Dataset content:

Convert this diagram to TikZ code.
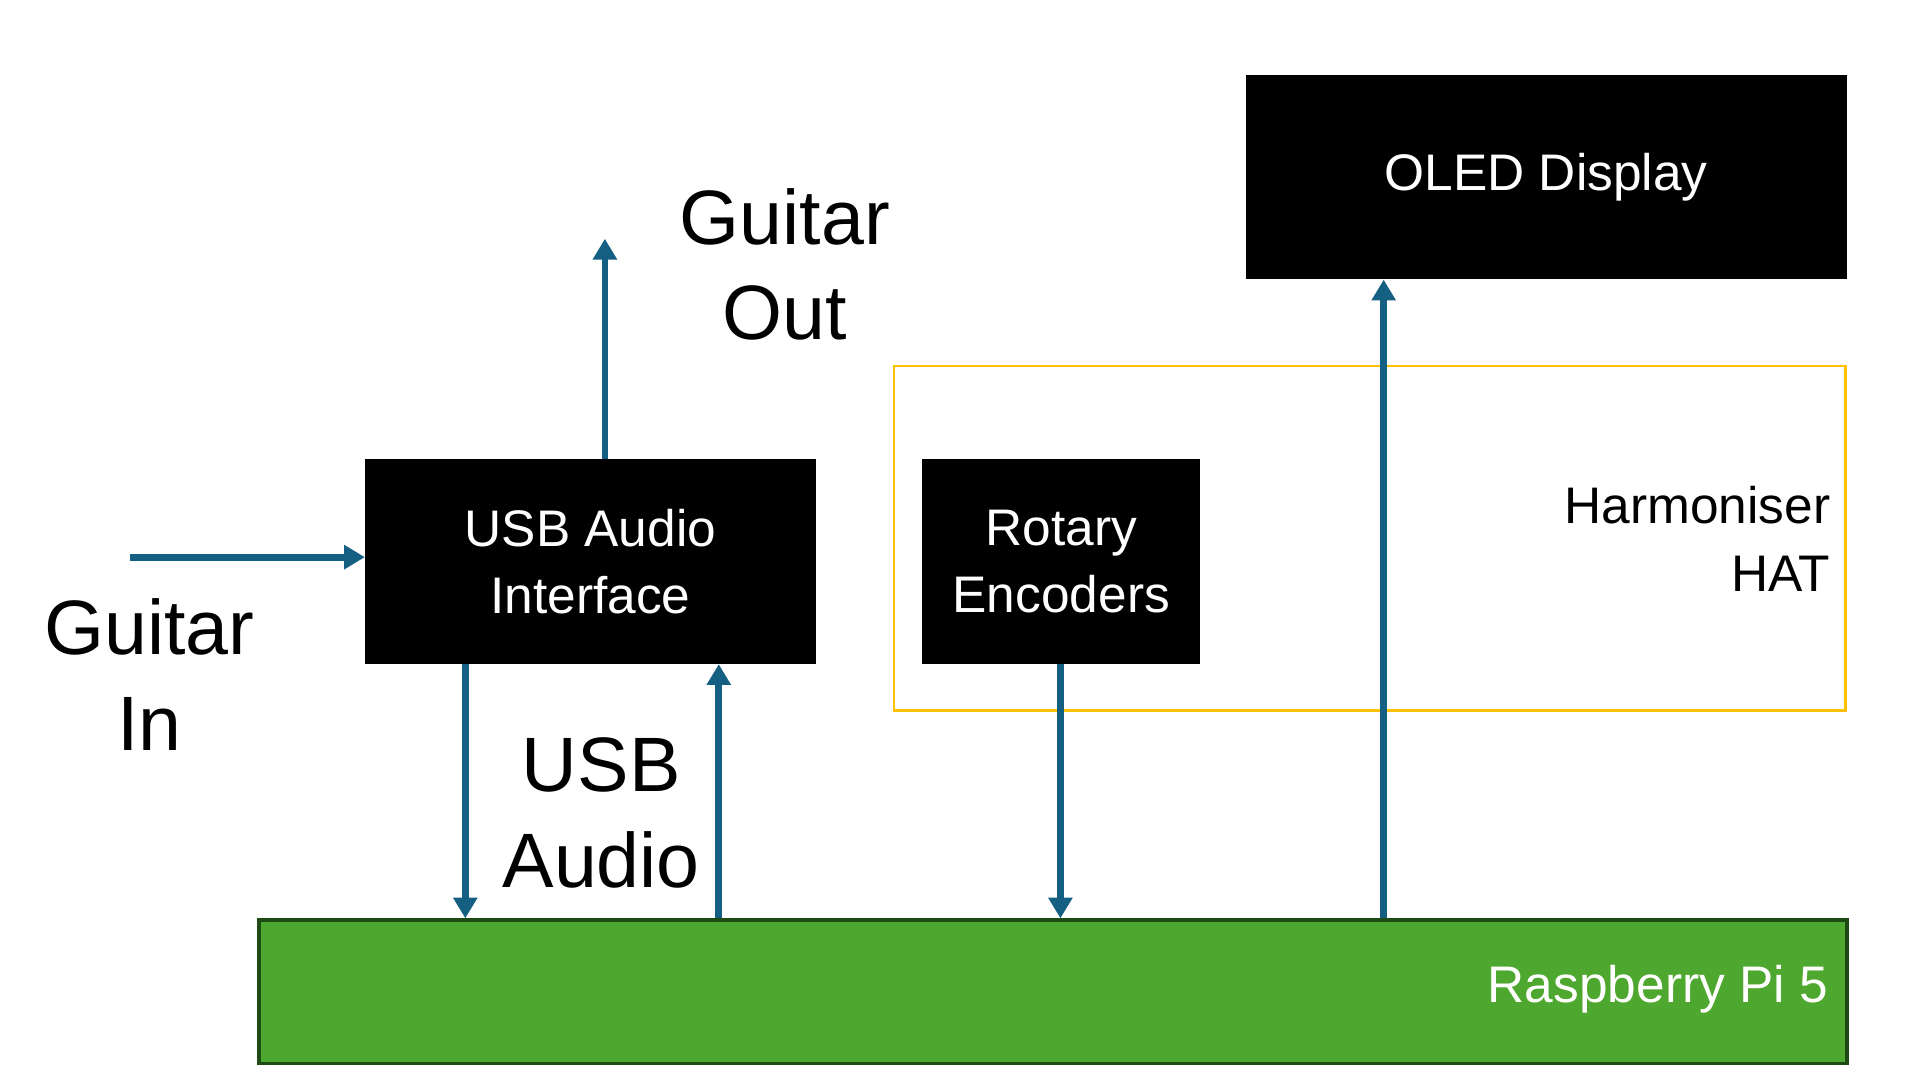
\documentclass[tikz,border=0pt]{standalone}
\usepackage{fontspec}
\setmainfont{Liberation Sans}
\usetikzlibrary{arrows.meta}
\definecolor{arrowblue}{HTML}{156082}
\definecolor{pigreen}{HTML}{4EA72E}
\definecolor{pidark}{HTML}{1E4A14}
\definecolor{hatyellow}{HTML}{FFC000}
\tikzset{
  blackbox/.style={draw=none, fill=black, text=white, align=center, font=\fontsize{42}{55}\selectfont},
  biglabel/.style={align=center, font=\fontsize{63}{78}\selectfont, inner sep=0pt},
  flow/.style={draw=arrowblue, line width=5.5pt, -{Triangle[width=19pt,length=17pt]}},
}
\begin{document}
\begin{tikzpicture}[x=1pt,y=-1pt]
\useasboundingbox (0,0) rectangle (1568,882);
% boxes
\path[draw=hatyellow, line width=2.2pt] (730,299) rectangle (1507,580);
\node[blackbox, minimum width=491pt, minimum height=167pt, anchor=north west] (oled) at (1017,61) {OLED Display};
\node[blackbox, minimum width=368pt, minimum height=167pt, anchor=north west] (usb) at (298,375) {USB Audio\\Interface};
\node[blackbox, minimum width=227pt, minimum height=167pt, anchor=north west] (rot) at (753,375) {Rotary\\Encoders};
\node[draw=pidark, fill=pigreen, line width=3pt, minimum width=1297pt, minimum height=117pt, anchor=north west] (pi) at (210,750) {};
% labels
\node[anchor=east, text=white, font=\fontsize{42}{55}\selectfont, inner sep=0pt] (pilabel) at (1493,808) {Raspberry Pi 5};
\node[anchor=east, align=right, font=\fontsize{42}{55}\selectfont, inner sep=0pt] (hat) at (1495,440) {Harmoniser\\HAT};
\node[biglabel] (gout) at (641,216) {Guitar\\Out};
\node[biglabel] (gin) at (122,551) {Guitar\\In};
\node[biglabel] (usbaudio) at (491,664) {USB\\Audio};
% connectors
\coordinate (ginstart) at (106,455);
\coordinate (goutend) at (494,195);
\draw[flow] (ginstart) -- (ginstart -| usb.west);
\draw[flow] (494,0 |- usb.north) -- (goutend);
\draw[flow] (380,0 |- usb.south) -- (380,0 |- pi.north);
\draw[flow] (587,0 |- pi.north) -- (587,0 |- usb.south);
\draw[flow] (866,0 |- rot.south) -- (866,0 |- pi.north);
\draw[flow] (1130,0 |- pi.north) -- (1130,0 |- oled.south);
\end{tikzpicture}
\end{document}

Directions for this task:
Each line of the data should be quoted exactly, with pictures left out.

Output for this task:
Convert this diagram to TikZ code.
\documentclass[tikz,border=0pt]{standalone}
\usepackage{fontspec}
\setmainfont{Liberation Sans}
\usetikzlibrary{arrows.meta}
\definecolor{arrowblue}{HTML}{156082}
\definecolor{pigreen}{HTML}{4EA72E}
\definecolor{pidark}{HTML}{1E4A14}
\definecolor{hatyellow}{HTML}{FFC000}
\tikzset{
  blackbox/.style={draw=none, fill=black, text=white, align=center, font=\fontsize{42}{55}\selectfont},
  biglabel/.style={align=center, font=\fontsize{63}{78}\selectfont, inner sep=0pt},
  flow/.style={draw=arrowblue, line width=5.5pt, -{Triangle[width=19pt,length=17pt]}},
}
\begin{document}
\begin{tikzpicture}[x=1pt,y=-1pt]
\useasboundingbox (0,0) rectangle (1568,882);
% boxes
\path[draw=hatyellow, line width=2.2pt] (730,299) rectangle (1507,580);
\node[blackbox, minimum width=491pt, minimum height=167pt, anchor=north west] (oled) at (1017,61) {OLED Display};
\node[blackbox, minimum width=368pt, minimum height=167pt, anchor=north west] (usb) at (298,375) {USB Audio\\Interface};
\node[blackbox, minimum width=227pt, minimum height=167pt, anchor=north west] (rot) at (753,375) {Rotary\\Encoders};
\node[draw=pidark, fill=pigreen, line width=3pt, minimum width=1297pt, minimum height=117pt, anchor=north west] (pi) at (210,750) {};
% labels
\node[anchor=east, text=white, font=\fontsize{42}{55}\selectfont, inner sep=0pt] (pilabel) at (1493,808) {Raspberry Pi 5};
\node[anchor=east, align=right, font=\fontsize{42}{55}\selectfont, inner sep=0pt] (hat) at (1495,440) {Harmoniser\\HAT};
\node[biglabel] (gout) at (641,216) {Guitar\\Out};
\node[biglabel] (gin) at (122,551) {Guitar\\In};
\node[biglabel] (usbaudio) at (491,664) {USB\\Audio};
% connectors
\coordinate (ginstart) at (106,455);
\coordinate (goutend) at (494,195);
\draw[flow] (ginstart) -- (ginstart -| usb.west);
\draw[flow] (494,0 |- usb.north) -- (goutend);
\draw[flow] (380,0 |- usb.south) -- (380,0 |- pi.north);
\draw[flow] (587,0 |- pi.north) -- (587,0 |- usb.south);
\draw[flow] (866,0 |- rot.south) -- (866,0 |- pi.north);
\draw[flow] (1130,0 |- pi.north) -- (1130,0 |- oled.south);
\end{tikzpicture}
\end{document}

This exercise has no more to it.